Description
Given a set of sticks of various lengths, is it possible to join them end-to-end to form a square?
Input
The first line of input contains N, the number of test cases. Each test case begins with an integer 4 <= M <= 20, the number of sticks.
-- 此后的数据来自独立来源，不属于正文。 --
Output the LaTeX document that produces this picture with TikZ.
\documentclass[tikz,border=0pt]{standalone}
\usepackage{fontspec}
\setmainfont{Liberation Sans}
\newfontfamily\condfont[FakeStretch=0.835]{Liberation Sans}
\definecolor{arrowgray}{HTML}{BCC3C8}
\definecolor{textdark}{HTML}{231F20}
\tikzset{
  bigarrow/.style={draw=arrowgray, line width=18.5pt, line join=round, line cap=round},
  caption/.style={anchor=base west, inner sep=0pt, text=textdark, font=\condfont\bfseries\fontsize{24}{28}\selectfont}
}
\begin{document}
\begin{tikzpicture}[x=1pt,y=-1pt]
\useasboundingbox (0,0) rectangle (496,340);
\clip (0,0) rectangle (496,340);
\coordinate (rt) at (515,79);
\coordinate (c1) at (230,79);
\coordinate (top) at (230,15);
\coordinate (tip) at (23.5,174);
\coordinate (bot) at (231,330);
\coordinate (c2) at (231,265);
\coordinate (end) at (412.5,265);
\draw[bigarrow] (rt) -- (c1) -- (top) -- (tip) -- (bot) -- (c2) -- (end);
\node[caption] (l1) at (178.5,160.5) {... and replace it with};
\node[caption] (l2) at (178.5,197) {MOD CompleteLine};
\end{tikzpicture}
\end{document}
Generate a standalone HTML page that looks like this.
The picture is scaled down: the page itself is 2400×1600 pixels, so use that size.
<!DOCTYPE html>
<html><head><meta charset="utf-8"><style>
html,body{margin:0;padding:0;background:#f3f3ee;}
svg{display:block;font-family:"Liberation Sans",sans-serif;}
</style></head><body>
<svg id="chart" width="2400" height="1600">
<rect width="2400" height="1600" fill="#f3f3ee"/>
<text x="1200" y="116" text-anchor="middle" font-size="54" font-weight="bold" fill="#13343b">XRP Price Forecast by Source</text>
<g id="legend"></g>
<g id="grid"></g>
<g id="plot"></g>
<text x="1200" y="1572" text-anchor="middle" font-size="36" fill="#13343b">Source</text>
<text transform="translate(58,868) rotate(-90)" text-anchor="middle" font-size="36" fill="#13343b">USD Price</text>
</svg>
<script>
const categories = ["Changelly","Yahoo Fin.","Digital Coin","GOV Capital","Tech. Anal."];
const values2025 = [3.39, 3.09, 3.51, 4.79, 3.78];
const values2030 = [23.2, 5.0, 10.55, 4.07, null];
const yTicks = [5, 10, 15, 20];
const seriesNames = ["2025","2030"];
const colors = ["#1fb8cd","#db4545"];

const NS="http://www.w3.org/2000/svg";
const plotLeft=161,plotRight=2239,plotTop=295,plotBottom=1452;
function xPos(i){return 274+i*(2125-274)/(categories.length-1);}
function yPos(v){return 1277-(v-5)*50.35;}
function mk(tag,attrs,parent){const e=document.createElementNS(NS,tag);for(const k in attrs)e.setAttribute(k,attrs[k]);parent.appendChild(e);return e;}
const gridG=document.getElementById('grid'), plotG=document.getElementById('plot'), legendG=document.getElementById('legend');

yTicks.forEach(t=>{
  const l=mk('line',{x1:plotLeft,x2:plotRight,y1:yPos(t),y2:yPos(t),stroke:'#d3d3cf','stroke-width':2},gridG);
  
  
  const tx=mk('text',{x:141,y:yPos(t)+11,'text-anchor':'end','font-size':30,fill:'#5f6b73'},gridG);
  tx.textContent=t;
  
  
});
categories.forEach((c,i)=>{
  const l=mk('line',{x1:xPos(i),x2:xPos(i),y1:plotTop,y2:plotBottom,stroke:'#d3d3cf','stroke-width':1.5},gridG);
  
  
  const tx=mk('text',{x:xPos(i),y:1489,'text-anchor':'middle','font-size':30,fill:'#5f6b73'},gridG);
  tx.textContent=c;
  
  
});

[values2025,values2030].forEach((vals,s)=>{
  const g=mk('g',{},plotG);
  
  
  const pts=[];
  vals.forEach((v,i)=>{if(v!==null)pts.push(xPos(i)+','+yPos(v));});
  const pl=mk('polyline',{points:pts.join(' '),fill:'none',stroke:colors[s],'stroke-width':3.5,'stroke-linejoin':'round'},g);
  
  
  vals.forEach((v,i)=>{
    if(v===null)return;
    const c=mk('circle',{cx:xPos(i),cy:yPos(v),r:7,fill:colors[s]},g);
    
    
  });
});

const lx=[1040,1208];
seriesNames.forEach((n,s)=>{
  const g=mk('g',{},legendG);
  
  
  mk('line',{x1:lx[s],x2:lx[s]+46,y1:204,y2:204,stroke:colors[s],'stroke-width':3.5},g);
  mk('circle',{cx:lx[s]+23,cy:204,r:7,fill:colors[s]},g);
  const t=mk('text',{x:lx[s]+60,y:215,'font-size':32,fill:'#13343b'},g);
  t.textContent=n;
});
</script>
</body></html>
M integers follow; each gives the length of a stick - an integer between 1 and 10,000.
Output
For each case, output a line containing "yes" if is is possible to form a square; otherwise output "no".
Sample Input
3 4 1 1 1 1 5 10 20 30 40 50 8 1 7 2 6 4 4 3 5
Sample Output
yes no yes
万恶的BZOJ几分钟内就封了,哎,只能先玩POJ了。
分析:dfs可以解决,因为数据量小,所以不用剪枝也能AC。
代码如下:
#include<iostream>
#include<cmath>
#include<cstring>
#include<cstdio>
#include<algorithm>
using namespace std;
int T,N,a[30],f[30];
int maxx,minn,sum;
bool DFS(int x,int num,int tot)
{
if(tot==sum) num++,tot=x=0;
if(minn+tot>sum) return 0;
if(num==3) return 1;
int last=-1;
for(int i=x+1;i<=N;i++)
if(!f[i])
{
if(a[i]==last)continue;
f[i]=1;
if(DFS(i,num,tot+a[i])) return 1;
f[i]=0;
last=a[i];
}
return 0;
}
int main()
{
scanf("%d",&T);
while(T--)
{
memset(f,0,sizeof(f));
scanf("%d",&N);
minn=10000000,maxx=sum=0;
for(int i=1;i<=N;i++)
{
scanf("%d",&a[i]);
sum+=a[i];
maxx=max(a[i],maxx);
minn=min(a[i],minn);
}
sort(a+1,a+N+1,greater<int>());
if(sum%4)
{
printf("no\n");
continue;
}
sum/=4;
if(maxx>sum)
{
printf("no\n");
continue;
}
f[1]=1;
if(DFS(1,0,a[1])) printf("yes\n");
else printf("no\n");
}
return 0;
}